This late on Sunday, the day after the 200,000-plus Make Poverty History march, the far lower turnout for the Stop the War Coalition's demo is perhaps a reflection of fatigue more than anything else. We're not sure of the numbers yet, but, if you want an idea, the length and breadth looked a little like a 50m Olympic-size swimming pool had been drained of its water and filled with people standing in reasonable proximity to each other.
Others were weary too: a little tired of having their city become the site for week-long protests. On the non-march side of the barriers lining the protest route, one Edinburgh resident, a student from County Down who declined to be named, was blocked from getting his bus home by the marchers.
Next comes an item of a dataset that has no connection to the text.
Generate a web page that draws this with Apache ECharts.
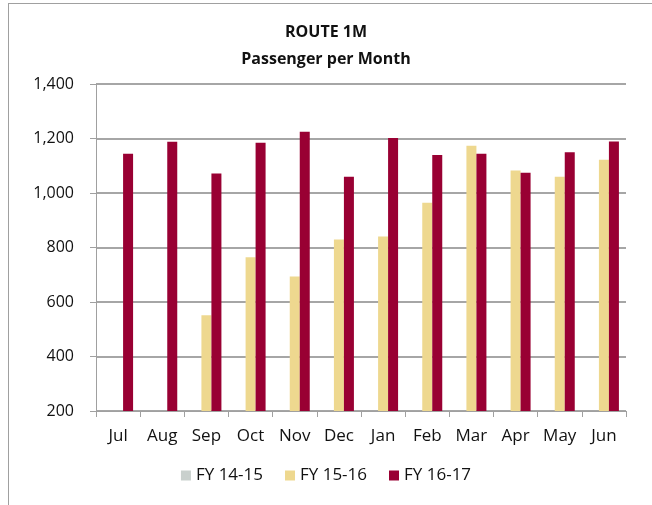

He used the 40-minute delay before the demonstration actually started as a chance to harangue them.
The exchanges began with one vendor's attempts to sell the Socialist Worker newspaper to those who were simply hanging around and waiting for the march to go. Then it started: the student asking how they could march as one when they all came with different ideas; if it was right that Edinburgh should pay for the extra cleaning and waste disposal; and if marchers had the right to march did he not also have the right to go about his city in peace?
The marchers came back with the answers – marching had got people the vote, the protesters brought extra money into Edinburgh – but the strangest moments came when the marchers and student got into the numbers. There were never 200,000, he said of the circular anti-poverty march around Edinburgh. Yes there were, said the protesters – pointing out that was a police figure. "Well, some of them went round twice," the student replied.
The march then moved and he was free to cross the road and catch his bus.